Friday, July 25, 2014

Good Night, Lieutenant Calley

The US Army always needs a scapegoat and Lieutenant William Calley of My Lai was one of them for Vietnam.

William Calley wasn't competent as an officer, he wasn't competent at much of anything and this was easily shown from his pre-Army records which, presumably, the recruiting officer ignored and which subsequent testing failed to reveal.

Before going out into the field, Calley was given this order (as understood by him):

I was ordered to go in there and destroy the enemy. That was my job that day. That was the mission I was given. I did not sit down and think in terms of men, women and children. They were all classified as the same, and that's the classification that we dealt with over there, just as the enemy. I felt then and I still do that I acted as I was directed, and I carried out the order that I was given and I do not feel wrong in doing so.
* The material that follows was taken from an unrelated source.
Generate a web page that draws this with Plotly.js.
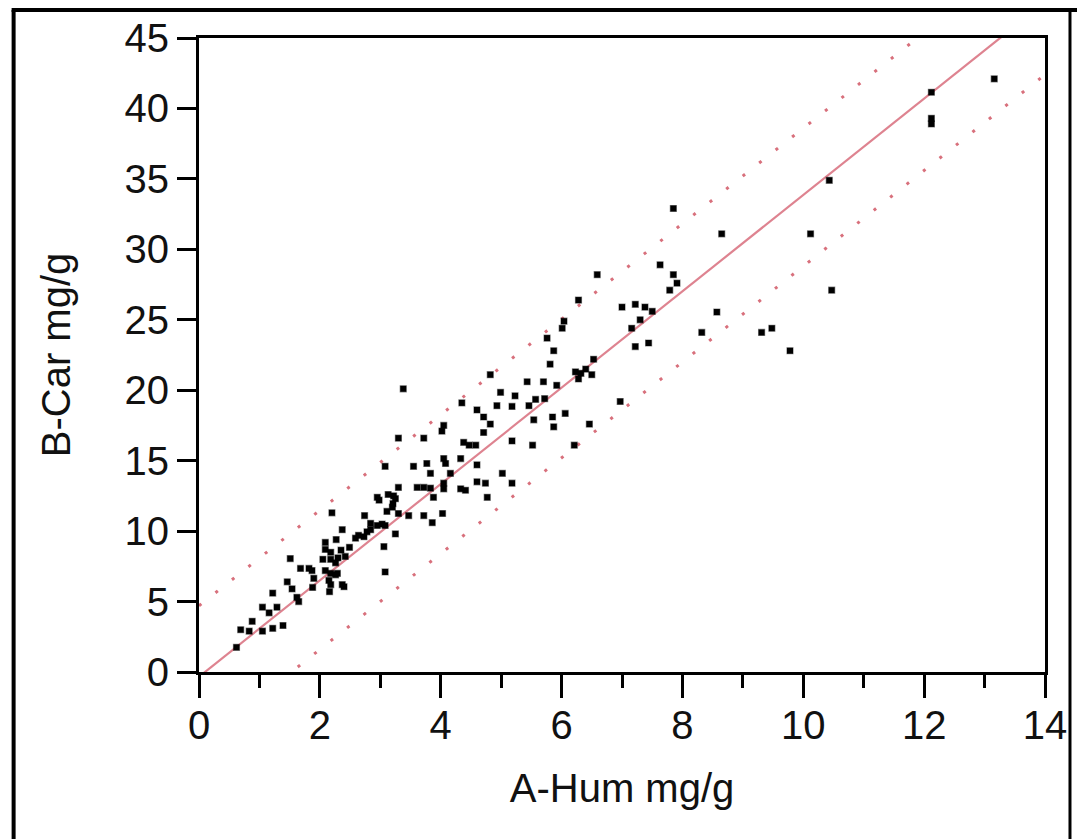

He has no conception of the wrongness of what he has just said and this is what the US Army did to him.  This is the crime for which the US Army is absolutely unrepentant.


That's what the US Army does to every single person who has the misfortune to endure that horrible presence.  They emerge from the training / indoctrination thinking the above makes sense and they believe it so much that they will put over a hundred civilians in a ditch to murder them.  You've seen this kind of barbarism all the way up to recent times in Abu Ghraib and always the Army has an excuse.  This soldier failed or that one did ... but no, no, it will never happen again.

William Calley never got out of bed during his school days and thought, man, when I grow up I'm going to herd a bunch of innocent people together and I'm going to waste those motherfuckers.  That idea was planted in his head which had a mind too weak to resist it.

This is yet another world view of the Milgram Experiment in which people will be obedient to just about anything but the military is infinitely clever in ensuring the soldiers never have any other basis for comparison to determine if the obedience is warranted.

This doesn't forgive Calley, although Nixon did, as he was weak and he killed a lot of people.  However, for the Army to absolve itself of what it did to him that he could become such a monster is an ongoing disgrace and modern events show it has not been addressed in any way.  If anything, it's worse.